# start of Records for this task
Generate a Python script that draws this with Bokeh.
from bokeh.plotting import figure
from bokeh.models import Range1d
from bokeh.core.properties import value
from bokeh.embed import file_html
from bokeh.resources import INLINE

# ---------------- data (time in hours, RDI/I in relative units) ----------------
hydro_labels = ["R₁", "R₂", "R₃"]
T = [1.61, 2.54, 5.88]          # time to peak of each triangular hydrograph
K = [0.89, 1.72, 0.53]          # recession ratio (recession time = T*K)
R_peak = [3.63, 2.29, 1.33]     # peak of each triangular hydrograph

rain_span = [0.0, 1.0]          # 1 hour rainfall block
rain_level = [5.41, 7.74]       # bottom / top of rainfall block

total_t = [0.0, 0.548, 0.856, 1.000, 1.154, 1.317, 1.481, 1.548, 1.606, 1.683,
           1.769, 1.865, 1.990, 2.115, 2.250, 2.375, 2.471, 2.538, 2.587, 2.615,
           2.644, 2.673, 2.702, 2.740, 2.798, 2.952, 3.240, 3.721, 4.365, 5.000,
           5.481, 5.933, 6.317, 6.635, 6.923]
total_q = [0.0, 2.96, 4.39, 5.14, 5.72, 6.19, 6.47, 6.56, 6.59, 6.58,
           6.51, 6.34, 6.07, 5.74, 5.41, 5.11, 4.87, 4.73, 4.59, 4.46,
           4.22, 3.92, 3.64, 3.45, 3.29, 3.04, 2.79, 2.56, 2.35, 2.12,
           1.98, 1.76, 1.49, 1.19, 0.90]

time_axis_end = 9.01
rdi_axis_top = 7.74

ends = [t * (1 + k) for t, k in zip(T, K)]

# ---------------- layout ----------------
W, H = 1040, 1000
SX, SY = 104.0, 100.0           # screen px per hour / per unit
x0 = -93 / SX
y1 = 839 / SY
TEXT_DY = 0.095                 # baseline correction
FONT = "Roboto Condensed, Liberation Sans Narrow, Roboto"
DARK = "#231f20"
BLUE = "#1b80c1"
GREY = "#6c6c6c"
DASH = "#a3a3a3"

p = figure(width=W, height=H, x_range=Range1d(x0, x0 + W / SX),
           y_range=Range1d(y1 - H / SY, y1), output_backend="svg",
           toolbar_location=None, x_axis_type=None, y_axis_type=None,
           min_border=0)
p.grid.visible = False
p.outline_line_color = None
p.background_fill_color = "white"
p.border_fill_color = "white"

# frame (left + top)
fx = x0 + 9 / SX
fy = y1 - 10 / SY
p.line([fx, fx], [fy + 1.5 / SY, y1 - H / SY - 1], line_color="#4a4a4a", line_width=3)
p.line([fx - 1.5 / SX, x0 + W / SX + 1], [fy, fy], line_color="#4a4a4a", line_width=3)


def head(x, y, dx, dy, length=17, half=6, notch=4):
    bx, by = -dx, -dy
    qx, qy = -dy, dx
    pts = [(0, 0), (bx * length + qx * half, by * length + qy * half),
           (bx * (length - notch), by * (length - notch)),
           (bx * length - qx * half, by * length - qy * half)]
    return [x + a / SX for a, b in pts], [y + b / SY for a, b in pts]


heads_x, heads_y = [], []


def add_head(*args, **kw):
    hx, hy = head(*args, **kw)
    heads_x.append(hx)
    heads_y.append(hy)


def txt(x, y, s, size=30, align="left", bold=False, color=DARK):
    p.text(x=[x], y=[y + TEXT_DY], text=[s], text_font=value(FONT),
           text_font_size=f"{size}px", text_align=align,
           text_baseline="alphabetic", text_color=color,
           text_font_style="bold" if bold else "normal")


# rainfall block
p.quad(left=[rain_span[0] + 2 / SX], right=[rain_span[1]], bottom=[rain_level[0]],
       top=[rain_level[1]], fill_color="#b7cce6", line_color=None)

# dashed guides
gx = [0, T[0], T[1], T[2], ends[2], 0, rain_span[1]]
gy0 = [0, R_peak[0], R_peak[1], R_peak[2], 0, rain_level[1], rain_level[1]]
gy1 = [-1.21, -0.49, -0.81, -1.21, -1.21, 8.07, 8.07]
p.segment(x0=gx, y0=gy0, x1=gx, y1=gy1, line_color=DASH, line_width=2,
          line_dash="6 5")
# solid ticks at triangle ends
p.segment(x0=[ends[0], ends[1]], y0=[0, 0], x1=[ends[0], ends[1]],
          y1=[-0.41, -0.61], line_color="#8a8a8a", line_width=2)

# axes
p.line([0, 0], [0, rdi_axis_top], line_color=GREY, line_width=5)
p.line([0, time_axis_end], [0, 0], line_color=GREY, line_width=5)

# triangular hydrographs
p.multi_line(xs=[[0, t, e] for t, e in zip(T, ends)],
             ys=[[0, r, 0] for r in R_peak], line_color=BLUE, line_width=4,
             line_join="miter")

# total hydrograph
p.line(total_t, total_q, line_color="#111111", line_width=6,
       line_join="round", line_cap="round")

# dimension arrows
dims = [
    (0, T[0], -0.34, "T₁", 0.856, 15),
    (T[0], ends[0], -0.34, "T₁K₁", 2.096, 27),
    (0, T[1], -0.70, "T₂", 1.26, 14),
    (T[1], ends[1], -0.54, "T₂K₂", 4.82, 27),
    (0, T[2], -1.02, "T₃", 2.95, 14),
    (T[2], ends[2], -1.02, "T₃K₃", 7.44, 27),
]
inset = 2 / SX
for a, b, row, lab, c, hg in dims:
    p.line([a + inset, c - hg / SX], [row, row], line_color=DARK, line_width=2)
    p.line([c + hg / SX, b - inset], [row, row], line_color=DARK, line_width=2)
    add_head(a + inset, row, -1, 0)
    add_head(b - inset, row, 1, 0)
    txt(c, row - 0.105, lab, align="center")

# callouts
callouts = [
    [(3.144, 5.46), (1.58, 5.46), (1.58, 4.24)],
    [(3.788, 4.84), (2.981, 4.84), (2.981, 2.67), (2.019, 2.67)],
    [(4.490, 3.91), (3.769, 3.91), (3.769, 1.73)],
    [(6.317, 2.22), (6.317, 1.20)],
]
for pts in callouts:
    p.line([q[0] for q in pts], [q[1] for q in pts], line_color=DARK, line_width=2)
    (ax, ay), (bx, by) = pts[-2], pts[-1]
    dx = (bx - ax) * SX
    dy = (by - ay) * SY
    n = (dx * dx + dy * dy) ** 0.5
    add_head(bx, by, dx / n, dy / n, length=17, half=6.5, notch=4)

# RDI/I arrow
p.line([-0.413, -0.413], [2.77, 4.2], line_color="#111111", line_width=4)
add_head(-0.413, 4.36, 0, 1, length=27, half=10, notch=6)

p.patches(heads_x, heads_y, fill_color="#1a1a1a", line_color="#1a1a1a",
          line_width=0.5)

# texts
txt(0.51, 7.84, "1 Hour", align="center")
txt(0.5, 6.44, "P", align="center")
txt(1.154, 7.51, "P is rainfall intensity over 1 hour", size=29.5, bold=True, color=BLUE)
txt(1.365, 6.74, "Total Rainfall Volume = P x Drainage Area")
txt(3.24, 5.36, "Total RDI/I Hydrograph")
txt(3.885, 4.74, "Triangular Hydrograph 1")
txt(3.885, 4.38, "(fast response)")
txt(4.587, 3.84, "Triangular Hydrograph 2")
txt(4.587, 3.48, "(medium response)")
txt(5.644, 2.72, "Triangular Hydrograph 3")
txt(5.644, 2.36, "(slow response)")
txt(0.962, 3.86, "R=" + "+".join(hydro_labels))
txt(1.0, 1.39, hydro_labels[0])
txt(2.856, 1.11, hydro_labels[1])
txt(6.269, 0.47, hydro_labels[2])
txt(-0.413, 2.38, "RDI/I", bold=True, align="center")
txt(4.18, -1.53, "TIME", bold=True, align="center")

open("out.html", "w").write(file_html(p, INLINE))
# end of Records for this task
# start of Records for this task
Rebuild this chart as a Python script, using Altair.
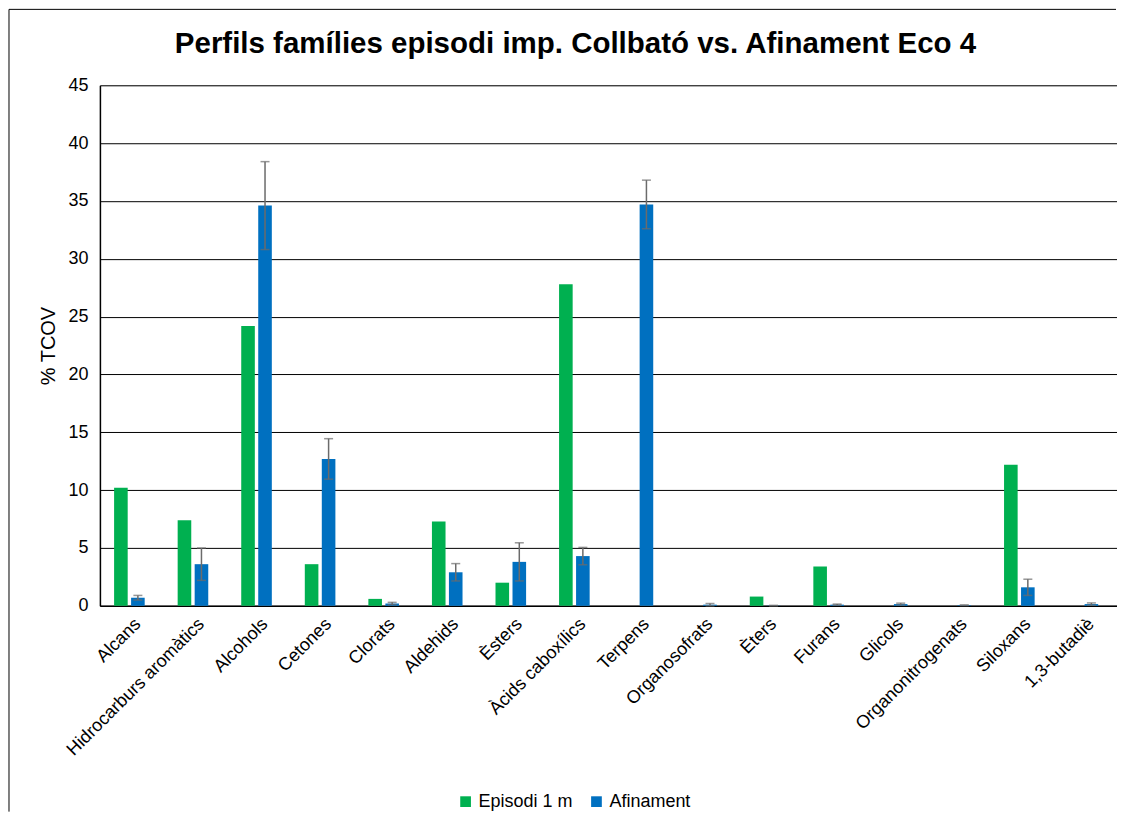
# end of Records for this task
Your goal:
Take exactly the lines from the one containing "Generate a Python" through the one containing "from bokeh.resources import INLINE" in the data above, and output them with nothing added.

Full solution:
Generate a Python script that draws this with Bokeh.
from bokeh.plotting import figure
from bokeh.models import Range1d
from bokeh.core.properties import value
from bokeh.embed import file_html
from bokeh.resources import INLINE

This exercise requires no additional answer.